Arizona sheriff says Biden 'should have apologized' to border agents accused of whipping migrants
The Border Patrol agents are being punished to please the "woke masses," he said
An Arizona county sheriff said the Biden administration should have apologized to the Border Patrol agents for publicly accusing the officers of whipping migrants after an internal report last week found that no evidence supported such a claim.
Four Border Patrol agents face disciplinary proposals in response to the incident. Pinal County Sheriff Mark Lamb told "Just the News, Not Noise" on Monday that "they were wrongfully accused."
Despite the report finding no evidence that any agents struck migrants, the officers are being punished to please the "woke masses who don't understand how difficult of a job it is down there on the border," Lamb stated.
"Those people in Washington aren't doing their job. These men on the horses, they were doing their job," he said, criticizing the Biden administration's failure to secure the Southern Border as record numbers of illegal migrants enter the country.
"My take is they completely turned their backs on these guys.
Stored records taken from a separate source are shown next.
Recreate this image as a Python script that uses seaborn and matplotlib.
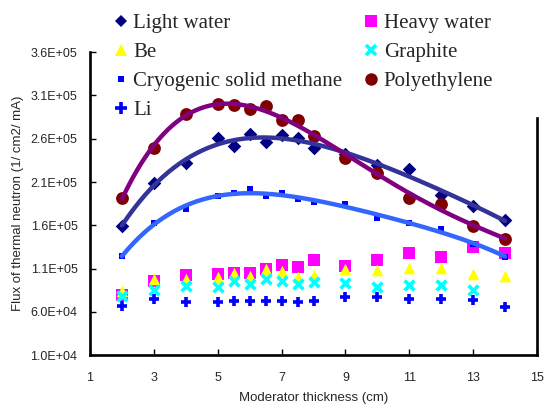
'''
thermal neutron flux vs moderator thickness
'''

import numpy as np
import pandas as pd
import matplotlib
matplotlib.use("Agg")
import matplotlib.pyplot as plt
import seaborn as sns
from matplotlib.lines import Line2D
from matplotlib.ticker import FuncFormatter

thickness = [2, 3, 4, 5, 5.5, 6, 6.5, 7, 7.5, 8, 9, 10, 11, 12, 13, 14]

light_water = [159300, 208600, 231700, 260600, 251700, 265500, 256600, 264400,
               260600, 249500, 243000, 229700, 224800, 195100, 182400, 166200]
heavy_water = [79300, 95400, 102400, 103900, 104700, 105400, 110000, 114600,
               111600, 120000, 113100, 120000, 128500, 123200, 135400, 128500]
be = [84600, 98400, 97800, 100100, 104700, 101600, 110000, 107000,
      100800, 103100, 109300, 108500, 110800, 110800, 103900, 101600]
graphite = [78500, 85400, 90000, 88500, 96100, 92300, 98400, 96100,
            92300, 94200, 93100, 89200, 91500, 91500, 85400, np.nan]
methane = [124700, 162400, 178600, 194000, 197000, 202400, 194000, 197800,
           190100, 187400, 184700, 168200, 162400, 155500, 138500, 123900]
polyethylene = [192000, 249000, 288600, 300200, 299000, 294000, 297900, 281700,
                281700, 263400, 237500, 220800, 191300, 184700, 159300, 144000]
li = [66900, 74700, 71500, 71500, 72300, 73000, 72300, 72300,
      71500, 72300, 77700, 77000, 75400, 74700, 73900, 65400]

y_ticks = [1.0e4, 6.0e4, 1.1e5, 1.6e5, 2.1e5, 2.6e5, 3.1e5, 3.6e5]
x_ticks = [1, 3, 5, 7, 9, 11, 13, 15]

# name, values, marker, colour, size, edge width, trend colour
series = [
    ("Light water", light_water, "D", "#000080", 48, 0, "#333399"),
    ("Heavy water", heavy_water, "s", "#FF00FF", 75, 0, None),
    ("Be", be, "^", "#FFFF00", 70, 0, None),
    ("Graphite", graphite, "x", "#00FFFF", 50, 2.6, None),
    ("Cryogenic solid methane", methane, "s", "#0000FF", 22, 0, "#3366FF"),
    ("Polyethylene", polyethylene, "o", "#800000", 85, 0, "#800080"),
    ("Li", li, "+", "#0000FF", 60, 2.6, None),
]

sns.set_style("white")
plt.rcParams['font.family'] = ['Liberation Sans', 'DejaVu Sans']

fig = plt.figure(figsize=(5.46, 4.12), dpi=100)
ax = fig.add_axes([90 / 546, 1 - 355.3 / 412, 447 / 546, 303.1 / 412])

for name, vals, marker, color, size, lw, trend in series:
    df = pd.DataFrame({"x": thickness, "y": vals}).dropna()
    sns.scatterplot(data=df, x="x", y="y", marker=marker, color=color,
                    s=size, linewidth=lw, ax=ax, zorder=3)

# polynomial trend lines like the spreadsheet ones
for name, vals, marker, color, size, lw, trend in series:
    if trend is None:
        continue
    coef = np.polyfit(thickness, vals, 4)
    xs = np.linspace(thickness[0], thickness[-1], 200)
    sns.lineplot(x=xs, y=np.polyval(coef, xs), color=trend, linewidth=3.2,
                 ax=ax, zorder=4)

ax.set_xlim(1, 15)
ax.set_ylim(1.0e4, 3.6e5)
ax.set_xticks(x_ticks)
ax.set_yticks(y_ticks)
ax.yaxis.set_major_formatter(FuncFormatter(lambda v, p: f"{v:.1E}"))
ax.tick_params(axis="both", direction="in", length=4, width=1, labelsize=9,
               left=True, bottom=True, color="black")
ax.tick_params(axis="y", pad=9)
ax.tick_params(axis="x", pad=12)

for side in ["left", "bottom", "right"]:
    ax.spines[side].set_visible(True)
    ax.spines[side].set_color("black")
    ax.spines[side].set_linewidth(1.9)
ax.spines["top"].set_visible(False)
ax.spines["right"].set_bounds(1.0e4, 2.84e5)

ax.set_xlabel("Moderator thickness (cm)", fontsize=9.5, labelpad=6)
ax.set_ylabel("Flux of thermal neutron (1/ cm2/ mA)", fontsize=9.5, labelpad=5)

order = [0, 2, 4, 6, 1, 3, 5]
handles = []
labels = []
for i in order:
    name, vals, marker, color, size, lw, trend = series[i]
    ms = {"D": 6.5, "s": 8 if size > 30 else 5, "^": 8, "x": 7, "o": 9, "+": 8}[marker]
    handles.append(Line2D([0], [0], linestyle="", marker=marker, color=color,
                          markersize=ms, markeredgewidth=lw if lw else 0))
    labels.append(name)

fig.legend(handles, labels, ncol=2, loc="upper left",
           bbox_to_anchor=(106 / 546, 1 - 5 / 412), frameon=False,
           prop={"family": "Liberation Serif", "size": 15},
           handlelength=0.6, handletextpad=0.3, labelspacing=0.45,
           columnspacing=1.1, borderaxespad=0)

plt.savefig("out.png", dpi=100)
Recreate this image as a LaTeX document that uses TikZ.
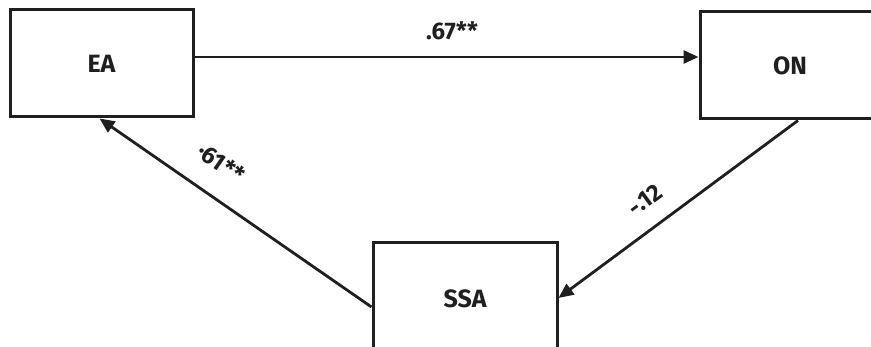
\documentclass[tikz,border=0pt]{standalone}
\usepackage{fontspec}
\setmainfont{Fira Sans}
\usetikzlibrary{arrows.meta}
\tikzset{
  varbox/.style={draw=black!88, line width=3pt, rectangle, inner sep=0pt,
    font=\bfseries\fontsize{25}{30}\selectfont, text=black!88},
  path/.style={draw=black!88, line width=2.8pt,
    -{Triangle[length=15pt,width=13pt]}},
  coef/.style={font=\bfseries\fontsize{24}{28}\selectfont, text=black!88, inner sep=0pt}
}
\begin{document}
\begin{tikzpicture}[x=1pt,y=-1pt]
  \clip (0,0) rectangle (871,347);
  \fill[white] (0,0) rectangle (871,347);
  % the three measured variables
  \node[varbox, minimum width=183pt, minimum height=107pt] (EA) at (101.5,63.5) {EA};
  \node[varbox, minimum width=180pt, minimum height=107pt] (ON) at (790,65.5) {ON};
  \node[varbox, minimum width=184pt, minimum height=120pt] (SSA) at (465,303) {\raisebox{8pt}{SSA}};
  % directed paths between them
  \draw[path] ([yshift=6.5pt]EA.east) -- ([yshift=8.5pt]ON.west);
  \draw[path] ([xshift=8pt]ON.south) -- ([yshift=5pt]SSA.east);
  \draw[path] ([yshift=-4pt]SSA.west) -- ([xshift=-2pt]EA.south);
  % path coefficients
  \node[coef] (c1) at (452,31) {.67**};
  \node[coef, rotate=-34.6] (c2) at (221,163) {·61**};
  \node[coef, rotate=36.4] (c3) at (645,200) {-.12};
\end{tikzpicture}
\end{document}
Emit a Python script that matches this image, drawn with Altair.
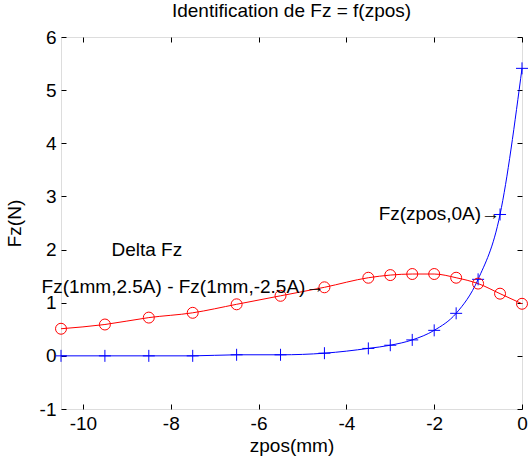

They should have apologized for slamming them in the media like they did or immediately rebuking their actions," Lamb stated.
The agents' punishment is a "copout," Lamb said as he invited Border Patrol officers to join his sheriff's department.
White House officials were quick to comment after photos appeared to show Border Patrol agents in the Rio Grande River whipping Haitian migrants in September 2021.
At that time, President Joe Biden vowed that the responsible agents "would pay" and "there will be consequences." He said the situation was "beyond an embarrassment, it’s dangerous; it’s wrong. It sends the wrong message around the world. It sends the wrong message at home. It’s simply not who we are."
Department of Homeland Security Secretary Alejandro Mayorkas described the incident as "something that horrified us all."
White House press secretary Jen Psaki said, "I don’t think anyone could look at those photos and think that was appropriate action or behavior or something that should be accepted within our administration."